Barplot of one category showing its conposition in terms of another category. The arguments are: the dataset to be used and the unquoted names of the two category columns.

## For ggplot2::diamonds plot the tallies for different types of 
## cut and clarity
two_category_tally(ggplot2::diamonds, cut, clarity)
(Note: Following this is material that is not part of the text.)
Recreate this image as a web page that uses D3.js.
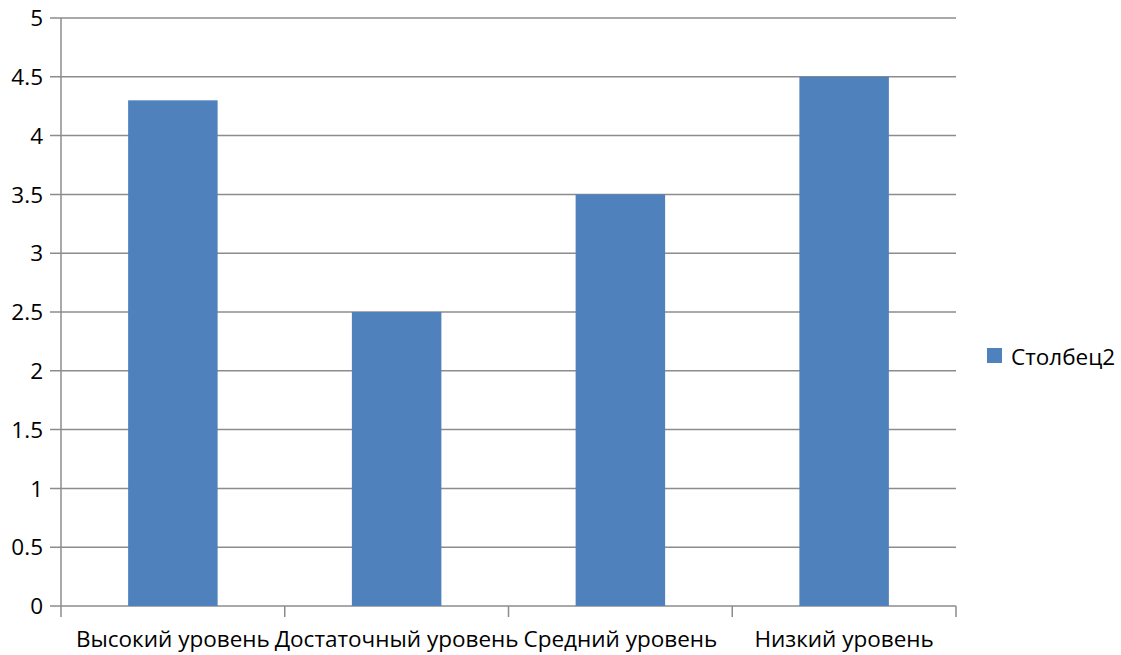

Below is a variant with facets.

## For ggplot2::diamonds, plot the tallies for different types of 
## cut and clarity and show the plots for each value of the 
## second category in a separate facet
two_category_tally(ggplot2::diamonds, cut, clarity, separate = TRUE)
#> Warning: `guides(<scale> = FALSE)` is deprecated. Please use `guides(<scale> =
#> "none")` instead.

Contributions

The two functions in this group satisfy a common need to analyze the extent to which specific categories contribute to specific measures. For example, in a dataset of people, we might want to plot the total income by gender; in the diamonds dataset from ggplot2, we might want to generate a plot of the contribution to the price by diamonds of various kinds of cut, and so on.

category_contribution

Barplot of the total of a measure based on a category column.

## For ggplot2::diamonds, plot the total price for each kind of cut
category_contribution(ggplot2::diamonds, cut, price)

two_category_contribution

Barplot of the total of a measure based on a category column.

## For ggplot2::diamonds, plot the total price for each kind of cut  
## while also showing the contribution of each kind of clarity 
## within each kind of cut
two_category_contribution(ggplot2::diamonds, cut, clarity, price)

Below is a variant with facets.

## For ggplot2::diamonds, same as above, but show each color 
## on a different facet
two_category_contribution(ggplot2::diamonds, cut, clarity, price, separate = TRUE)

References

Few, Stephen. 2015. Signal: Understanding What Matters in a World of Noise. Analytics Press.

Wickham, Hadley. 2016. Ggplot2: Elegrant Graphics for Data Analysis. Springer.

Wilkinson, Leland. 2013. The Grammar of Graphics. Springer Science & Business Media.